EMMA: Empowering Multi-modal Mamba with Structural and Hierarchical Alignment
Authors: Yifei Xing, Xiangyuan Lan, Ruiping Wang, Dongmei Jiang, Wenjun Huang, Zheng Qingfang, Yaowei Wang
ICLR 2025 | Venue PDF | Archive PDF | Plain Text | LLM Run Details
| Reproducibility Variable | Result | LLM Response |
|---|---|---|
| Research Type | Experimental | Extensive experiments are conducted across a variety of multi-modal benchmarks. Our model shows lower latency than other Mamba-based MLLMs and is nearly four times faster than transformer-based MLLMs of similar scale during inference. Due to better cross-modal alignment, our model exhibits lower degrees of hallucination and enhanced sensitivity to visual details, which manifests in superior performance across diverse multi-modal benchmarks. |
| Researcher Affiliation | Academia | 1Institute of Computing Technology, Chinese Academy of Sciences, 2Pengcheng Laboratory, 3University of Chinese Academy of Sciences, 4Sun Yat-sen University 5Pazhou Laboratory (Huangpu) EMAIL, EMAIL EMAIL, EMAIL |
| Pseudocode | No | The paper describes the methodology using textual explanations and mathematical formulations (Equations 1-9), but no structured pseudocode or algorithm blocks are provided. |
| Open Source Code | Yes | Code provided at https://github.com/xingyifei2016/EMMA. |
| Open Datasets | Yes | Following Zhao et al. (2024a), we train EMMA on a combination of datasets consisting of LLa VA-v1.5-mixed-665k Liu et al. (2024b), LVIS-Instruct-4V Wang et al. (2023), and LRV-Instruct Liu et al. (2023b). |
| Dataset Splits | Yes | We evaluate our model variants on four open-ended visual question-answer benchmarks: VQAv2 Goyal et al. (2017) and Viz Wiz Gurari et al. (2018) test general visual reasoning, GQA Hudson & Manning (2019) validates spatial reasoning, and Text VQA Singh et al. (2019) assesses reasoning around text.

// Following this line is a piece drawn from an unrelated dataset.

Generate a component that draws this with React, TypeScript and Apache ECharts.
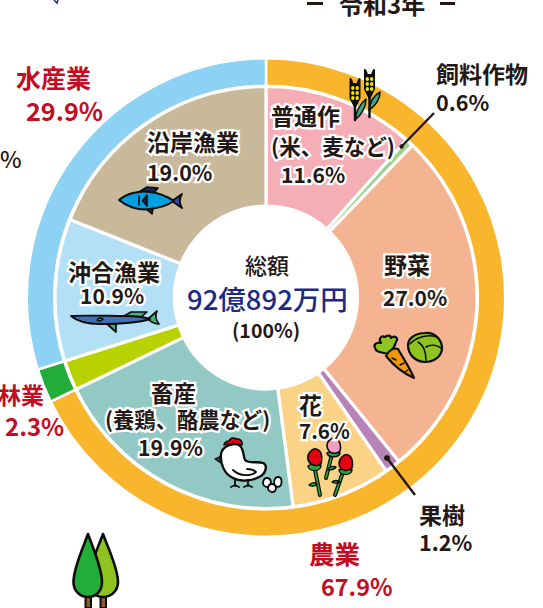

We also evaluate our models on nine comprehensive closed-set benchmarks: VSR Liu et al. (2023a). |
| Hardware Specification | Yes | Our models are trained on eight 40G A100 GPUs with fully sharded data parallelism Zhao et al. (2023b). All evaluations are conducted on a single 40G A100 GPU. |
| Software Dependencies | No | The paper mentions using a "GPTNeo XTokenizer Fast tokenizer" and "Sig LIP and DINOv2 models" but does not specify version numbers for Python, PyTorch, CUDA, or any other general software libraries. |
| Experiment Setup | Yes | We directly finetune the Mamba LLM backbone, the multi-scale fusion module, the image decoder, and the MLP projector on the training data for two epochs, discarding the pretrain phase. The visual encoder is frozen at all times. We select a global batch size of 128 and a starting learning rate of 2e-5 with Adam W optimization. Our models are trained on eight 40G A100 GPUs with fully sharded data parallelism Zhao et al. (2023b). |